Review suspensions policy

This branch/CLP notes the August 9 report by online political news journal Skwawkbox revealing the Information Commissioners Office ruling that Labour headquarters cannot trawl through members’ social media accounts for disciplinary purposes, as this was a breach of the Data Protection Act, because, as a ‘data controller’ under the act, it does not have permission from the members to use their data for that purpose.

We recognise that in the past two years, particularly during the Labour leadership contests of 2015 and 2016, a number of Labour members were suspended, excluded or expelled from the party. There is a great deal of evidence that many of these members and applicants were treated as such for unclear and sometimes seemingly arbitrary reasons, and often without the transparent, time-limited process based on natural justice, recommended by Labour’s Chakrabarti report into anti-Semitism and racism.

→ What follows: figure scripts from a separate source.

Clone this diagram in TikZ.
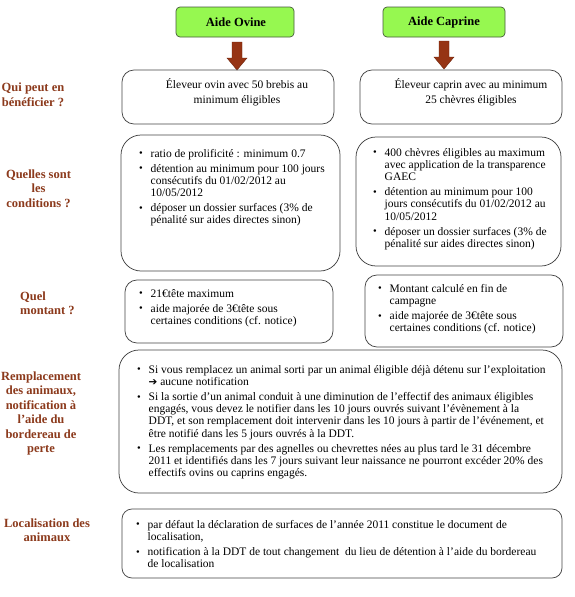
\documentclass[tikz,border=0pt]{standalone}
\usepackage{fontspec}
\setmainfont{Liberation Serif}
\newfontfamily\dejavu{DejaVu Sans}
\usetikzlibrary{calc}
\definecolor{limefill}{RGB}{150,248,80}
\definecolor{limeedge}{RGB}{70,90,60}
\definecolor{arrowc}{RGB}{150,52,20}
\definecolor{arrowedge}{RGB}{110,35,10}
\definecolor{lblc}{RGB}{140,58,28}
\definecolor{boxedge}{RGB}{70,70,70}
\newcommand{\bul}{\makebox[11.5pt][l]{\raisebox{0.3pt}{\fontsize{10.5}{12}\selectfont\textbullet}}}
\newcommand{\bgap}{\\[2.7pt]}
\begin{document}
\begin{tikzpicture}[x=1pt,y=-1pt,
  titlebox/.style={draw=limeedge, fill=limefill, line width=0.7pt, rounded corners=4pt, inner sep=0pt},
  titletext/.style={font=\bfseries\fontsize{12.5}{14}\selectfont, inner sep=0pt},
  infobox/.style={draw=boxedge, line width=0.75pt, rounded corners=#1, inner sep=0pt},
  infobox/.default=10pt,
  lbl/.style={text=lblc, font=\bfseries\fontsize{12.5}{14.5}\selectfont, align=center, inner sep=0pt},
  body/.style={font=\fontsize{11.5}{12.3}\selectfont, inner sep=0pt, anchor=base west},
  ctext/.style={font=\fontsize{11.5}{15}\selectfont, inner sep=0pt, align=center},
  blockarrow/.style={fill=arrowc, draw=arrowedge, line width=0.4pt}
]
\useasboundingbox (0,0) rectangle (574,597);
\fill[white] (0,0) rectangle (574,597);

% title boxes
\node[titlebox, minimum width=118pt, minimum height=30pt] (tOv) at (235,22) {};
\node[titletext] (tOvT) at (236,22.5) {Aide Ovine};
\node[titlebox, minimum width=122pt, minimum height=30pt] (tCa) at (444,22) {};
\node[titletext] (tCaT) at (444,22.5) {Aide Caprine};

% block arrows
\coordinate (aO) at (237,42);
\coordinate (aC) at (444,41);
\filldraw[blockarrow] (aO) ++(-5,0) -- ++(10,0) -- ++(0,16) -- ++(5,0) -- ++(-10,12) -- ++(-10,-12) -- ++(5,0) -- cycle;
\filldraw[blockarrow] (aC) ++(-5,0) -- ++(10,0) -- ++(0,16) -- ++(5,0) -- ++(-10,12) -- ++(-10,-12) -- ++(5,0) -- cycle;

% row 1
\node[infobox=12pt, minimum width=212pt, minimum height=54pt] (b1L) at (228,97) {};
\node[infobox=12pt, minimum width=202pt, minimum height=54pt] (b1R) at (461,97) {};
\node[ctext] (t1L) at (237,92) {Éleveur ovin avec 50 brebis au\\minimum éligibles};
\node[ctext] (t1R) at (471,92) {Éleveur caprin avec au minimum\\25 chèvres éligibles};

% row 2
\node[infobox=20pt, minimum width=219pt, minimum height=136pt] (b2L) at (230.5,203) {};
\node[infobox=20pt, minimum width=205pt, minimum height=129pt] (b2R) at (458.5,201.5) {};
\node[body] (t2L) at (139,157) {\begin{tabular}[t]{@{}l@{}l@{}}
\bul & ratio de prolificité : minimum 0.7\bgap
\bul & détention au minimum pour 100 jours\\
 & consécutifs du 01/02/2012 au\\
 & 10/05/2012\bgap
\bul & déposer un dossier surfaces (3\% de\\
 & pénalité sur aides directes sinon)
\end{tabular}};
\node[body] (t2R) at (373,156) {\begin{tabular}[t]{@{}l@{}l@{}}
\bul & 400 chèvres éligibles au maximum\\
 & avec application de la transparence\\
 & GAEC\bgap
\bul & détention au minimum pour 100\\
 & jours consécutifs du 01/02/2012 au\\
 & 10/05/2012\bgap
\bul & déposer un dossier surfaces (3\% de\\
 & pénalité sur aides directes sinon)
\end{tabular}};

% row 3
\node[infobox=12pt, minimum width=208pt, minimum height=63pt] (b3L) at (229,311.5) {};
\node[infobox=12pt, minimum width=198pt, minimum height=72pt] (b3R) at (464,311) {};
\node[body] (t3L) at (139,297) {\begin{tabular}[t]{@{}l@{}l@{}}
\bul & 21€tête maximum\bgap
\bul & aide majorée de 3€tête sous\\
 & certaines conditions (cf. notice)
\end{tabular}};
\node[body] (t3R) at (378,292) {\begin{tabular}[t]{@{}l@{}l@{}}
\bul & Montant calculé en fin de\\
 & campagne\bgap
\bul & aide majorée de 3€tête sous\\
 & certaines conditions (cf. notice)
\end{tabular}};

% row 4
\node[infobox=20pt, minimum width=443pt, minimum height=143pt] (b4) at (340.5,421.5) {};
\node[body] (t4) at (137,373) {\begin{tabular}[t]{@{}l@{}l@{}}
\bul & Si vous remplacez un animal sorti par un animal éligible déjà détenu sur l’exploitation\\
 & {\dejavu\fontsize{10.5}{12}\selectfont ➔} aucune notification\bgap
\bul & Si la sortie d’un animal conduit à une diminution de l’effectif des animaux éligibles\\
 & engagés, vous devez le notifier dans les 10 jours ouvrés suivant l'évènement à la\\
 & DDT, et son remplacement doit intervenir dans les 10 jours à partir de l’événement, et\\
 & être notifié dans les 5 jours ouvrés à la DDT.\bgap
\bul & Les remplacements par des agnelles ou chevrettes nées au plus tard le 31 décembre\\
 & 2011 et identifiés dans les 7 jours suivant leur naissance ne pourront excéder 20\% des\\
 & effectifs ovins ou caprins engagés.
\end{tabular}};

% row 5
\node[infobox=10pt, minimum width=440pt, minimum height=69pt] (b5) at (342,543.5) {};
\node[body] (t5) at (136,528) {\begin{tabular}[t]{@{}l@{}l@{}}
\bul & par défaut la déclaration de surfaces de l’année 2011 constitue le document de\\
 & localisation,\bgap
\bul & notification à la DDT de tout changement\ \ du lieu de détention à l’aide du bordereau\\
 & de localisation
\end{tabular}};

% left labels
\node[lbl] (q1) at (33,95) {Qui peut en\\bénéficier ?};
\node[lbl] (q2) at (38.5,188.5) {Quelles sont\\les\\conditions ?};
\node[lbl, align=left, anchor=west] (q3) at (20,303) {Quel\\montant ?};
\node[lbl] (q4) at (41,413.5) {Remplacement\\des animaux,\\notification à\\l’aide du\\bordereau de\\perte};
\node[lbl] (q5) at (47,530) {Localisation des\\animaux};
\end{tikzpicture}
\end{document}
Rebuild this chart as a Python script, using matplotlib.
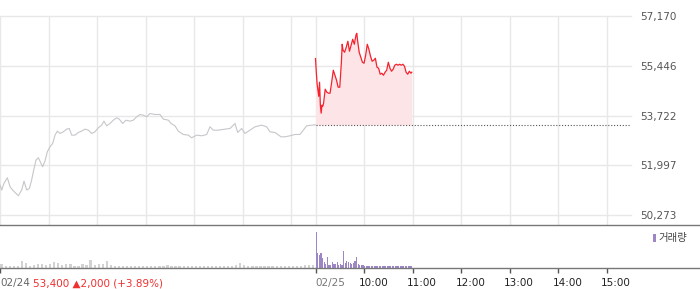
import matplotlib
matplotlib.use("Agg")
import matplotlib.pyplot as plt
import matplotlib.transforms as mtransforms
from matplotlib.patches import Rectangle

# ---------------- data ----------------
# previous day (02/24), minutes since 09:00
prev_minutes = [0, 2.1, 4.9, 9.1, 12.4, 15.7, 18.5, 22.7, 26.8, 29.7, 33.0, 36.3, 39.1,
                41.2, 44.5, 47.4, 49.4, 52.7, 55.6, 58.5, 61.8, 65.1, 68.0, 70.9, 74.2,
                78.3, 82.4, 85.7, 88.6, 92.7, 96.8, 100.9, 105.1, 109.2, 113.3, 117.4,
                121.5, 125.7, 128.5, 131.8, 136.0, 140.1, 144.2, 147.5, 151.6, 155.7,
                160.7, 164.8, 168.9, 173.0, 177.2, 181.3, 185.4, 191.6, 197.8, 201.9,
                208.1, 211.4, 216.3, 220.4, 226.6, 232.8, 236.9, 243.1, 249.3, 255.5,
                259.6, 263.7, 269.9, 278.1, 284.3, 290.5, 293.8, 298.7, 302.8, 309.0,
                315.2, 323.4, 329.6, 333.7, 339.9, 347.3, 352.3, 358.5, 364.6, 370.8,
                374.9, 379.1, 385.3, 390]
prev_price = [51307, 51134, 51365, 51562, 51250, 51134, 51053, 50937, 51134, 51446,
              51134, 51192, 51481, 51770, 52175, 52256, 52140, 51943, 52140, 52464,
              52637, 52753, 53042, 53181, 53100, 53158, 53250, 53273, 53042, 53042,
              53134, 53181, 53250, 53215, 53100, 53158, 53296, 53389, 53528, 53366,
              53447, 53562, 53643, 53597, 53447, 53562, 53528, 53562, 53678, 53759,
              53736, 53678, 53794, 53759, 53759, 53597, 53562, 53447, 53366, 53181,
              53065, 53042, 52949, 53042, 53019, 53065, 53331, 53215, 53215, 53250,
              53273, 53447, 53134, 53273, 53100, 53215, 53331, 53389, 53331, 53158,
              53134, 52984, 52984, 53019, 53065, 53065, 53215, 53366, 53389, 53400]
prev_vol_minutes = list(range(0, 391, 5))
prev_volume = [100, 50, 50, 50, 38, 175, 125, 38, 75, 100,
               88, 75, 100, 150, 125, 75, 88, 100, 50, 62,
               88, 75, 200, 75, 88, 112, 175, 75, 50, 62,
               62, 50, 50, 50, 62, 62, 62, 50, 38, 38,
               62, 75, 38, 50, 38, 38, 50, 50, 50, 50,
               38, 50, 62, 62, 50, 50, 62, 50, 75, 125,
               75, 50, 50, 50, 62, 50, 62, 50, 50, 50,
               50, 50, 50, 62, 62, 75, 75, 75, 50]

# today (02/25), minutes since 09:00
today_minutes = [0, 1, 2, 3, 4, 5, 6, 7, 8, 9, 10, 12, 14, 16, 18, 20, 22, 24, 26, 28,
                 30, 32, 33, 34, 36, 38, 40, 42, 44, 46, 48, 50, 51, 52, 54, 56, 58, 60,
                 62, 64, 66, 68, 70, 72, 74, 76, 78, 80, 82, 84, 86, 88, 90, 92, 94, 96,
                 98, 100, 102, 104, 106, 108, 110, 112, 114, 116, 118, 119]
today_price = [55703, 55227, 54811, 54603, 54395, 54880, 54083, 53805, 54083, 54048,
               54152, 54638, 54534, 54499, 54499, 54880, 55297, 55123, 54950, 54707,
               54707, 55574, 56199, 55991, 55921, 56095, 56303, 55956, 56164, 56372,
               56199, 56511, 56580, 56337, 55921, 55748, 55574, 55540, 55817, 56199,
               56025, 55782, 55609, 55644, 55713, 55401, 55366, 55158, 55193, 55123,
               55227, 55297, 55574, 55366, 55262, 55331, 55470, 55505, 55470, 55505,
               55470, 55505, 55436, 55227, 55158, 55262, 55193, 55227]
today_vol_minutes = list(range(0, 120, 2))
today_volume = [900, 375, 325, 375, 250, 150, 100, 275, 75, 75,
                150, 100, 100, 150, 75, 100, 75, 425, 125, 175,
                150, 125, 100, 125, 175, 275, 100, 75, 75, 75,
                62, 50, 50, 62, 50, 50, 50, 62, 50, 50,
                38, 50, 38, 38, 38, 38, 38, 38, 38, 38,
                38, 38, 38, 38, 38, 38, 38, 38, 38, 38]

prev_close = 53400
y_ticks = [50273, 51997, 53722, 55446, 57170]
session_len = 390
hour_ticks_prev = [0, 60, 120, 180, 240, 300, 360]
hour_ticks_today = [390, 450, 510, 570, 630, 690, 750]
bottom_labels = ["10:00", "11:00", "12:00", "13:00", "14:00", "15:00"]

# ---------------- figure ----------------
W, H = 700, 289
fig = plt.figure(figsize=(W / 100, H / 100), dpi=100)

ax = fig.add_axes([0, 1 - 225 / H, 631 / W, (225 - 16) / H])
axv = fig.add_axes([0, 1 - 268 / H, 1, (268 - 225) / H])

grid_c = "#e8e8e8"
red = "#f5222d"
x_today = [m + session_len for m in today_minutes]

# price axes
per_px = (57170 - 55446) / 49.7
ax.set_xlim(0, 780)
ax.set_ylim(57170 - 209 * per_px, 57170 + 0.3 * per_px)
for xv in hour_ticks_prev + hour_ticks_today:
    ax.axvline(xv, color=grid_c, lw=1.0, zorder=0)
for yv in y_ticks:
    ax.axhline(yv, color=grid_c, lw=1.0, zorder=0, clip_on=False)

ax.plot(prev_minutes, prev_price, color="#c6c6cc", lw=0.8, zorder=2)
ax.fill_between(x_today, today_price, prev_close, color="#fde4e7", lw=0, zorder=1)
ax.plot(x_today, today_price, color=red, lw=0.9, zorder=3)
ax.plot([390, 780], [prev_close, prev_close], color="#555555", lw=0.8,
        linestyle=(0, (1, 1.6)), zorder=2)

ax.yaxis.tick_right()
ax.set_yticks(y_ticks)
ax.set_yticklabels([f"{v:,}" for v in y_ticks])
ax.tick_params(axis="y", length=0, pad=6.5, labelsize=7.5, labelcolor="#555555")
ax.set_xticks([])
for s in ax.spines.values():
    s.set_visible(False)

# volume axes
axv.set_xlim(0, 780 * W / 631)
axv.set_ylim(0, 43 * 25)
axv.bar([m + 2 for m in prev_vol_minutes], prev_volume, width=2.8, color="#d2d2d2", lw=0)
axv.bar([m + session_len + 0.8 for m in today_vol_minutes], today_volume, width=1.5,
        color="#9c86c6", lw=0)
for k in ["left", "right"]:
    axv.spines[k].set_visible(False)
for k in ["top", "bottom"]:
    axv.spines[k].set_color("#777777")
    axv.spines[k].set_linewidth(1.0)
axv.set_yticks([])
axv.set_xticks([0] + hour_ticks_today)
axv.set_xticklabels([])
axv.tick_params(axis="x", length=3.5, width=1.0, color="#555555")

# bottom labels
trans = mtransforms.blended_transform_factory(axv.transData, fig.transFigure)
ylab = 1 - 283 / H
px_min = 780 / 631
ax_txt = dict(transform=trans, va="center", ha="left", fontsize=7.5)
axv.text(0, ylab, "02/24", color="#666666", **ax_txt)
axv.text(33.3 * px_min, ylab, "53,400 ▲2,000 (+3.89%)", color="#f03030", **ax_txt)
axv.text(390, ylab, "02/25", color="#777777", **ax_txt)
for xv, lab in zip(hour_ticks_today[1:], bottom_labels):
    axv.text(xv - 5.5 * px_min, ylab, lab, color="#222222", **ax_txt)

# legend
fig.patches.append(Rectangle((653.3 / W, 1 - 242 / H), 3 / W, 8 / H,
                             transform=fig.transFigure, color="#9c86c6", lw=0))
fig.text(658.5 / W, 1 - 238.5 / H, "거래량", fontsize=7.5, color="#444444",
         va="center", ha="left", family=["Noto Sans CJK KR", "DejaVu Sans"])

fig.savefig("out.png", dpi=100)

We deplore the malicious and vexatious accusations against Labour Party members and others that has resulted in their suspension from the party. And, while these accusations have sometimes been overturned, they caused a great deal of distress to the individuals involved and damaged their reputation and standing within the party and the wider community.

We call on the NEC to review the suspensions policy so that, except in exceptional circumstances of credible accusations of hate speech, violence or threats of violence or intimidation, all outstanding exclusions and suspensions should be lifted and this course of action publicly supported by the party leader.